宮崎駿監督の「崖の上のポニョ」は抽象的な作品であるがゆえに様々な解釈をゆるされる。ポニョとそうすけは映画の中で全体を通して、誕生から結婚、老人になって最後に死ぬまでの人生の一通りのプロセスを模倣したような流れになっているのだと解釈する動きもある。
最後にポニョとそうすけが目指すのは巨大なクラゲに包まれた水中の不思議な空間だ。あのクラゲは「子宮」を表してるのだという解釈を見たとき、ああ最後の死のステージにおいて、子宮へと帰っていく母胎回帰の思想を、宮崎駿さんも直感で感じ取っているのではないかと感じられた。
・沖縄に似ている世界の地域と文化
しかしどうやら亀甲墓は沖縄独自のものではないらしい。台湾本島でも見かけたし、中国大陸福建省に極めて近い台湾の離島金門島でも、沖縄のものとそっくりな亀甲墓を目撃した。またベトナムのホイアンでも亀甲墓を目撃している。やはり巨大な中国文化の流れとして、その周囲へと派生したのだろうか。しかし奇妙なことに、中国大陸で亀甲墓を見かけることはなかった。

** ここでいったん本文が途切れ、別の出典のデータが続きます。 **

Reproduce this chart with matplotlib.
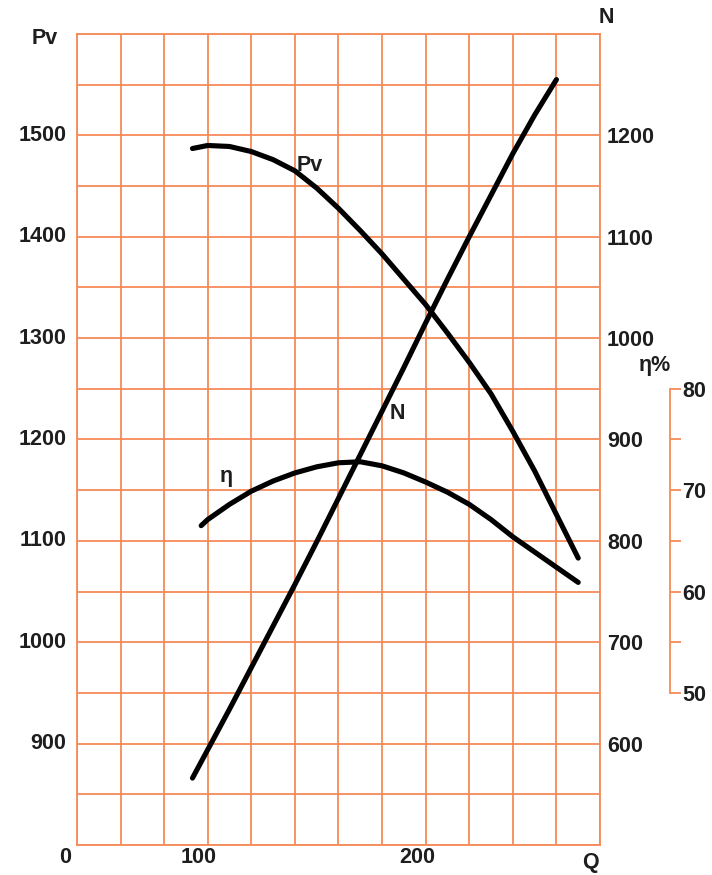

沖縄文化の派生は興味深く、沖縄文化がどこから来てどこへ行くのか非常に興味深い。中国大陸福建省に極めて近い台湾の離島金門島は、シーサーもいて石敢當もあり、台湾本島よりも沖縄に極めて類似しているものを感じた。沖縄文化は中国福建省的な要素が強いのかと思ったが、中国大陸福建省は特に沖縄に似ているとか感じられなかった。
沖縄文化はどこから来てどこへ行くのだろう。それに着目しながらアジアの大陸を旅していくのもひどく面白い。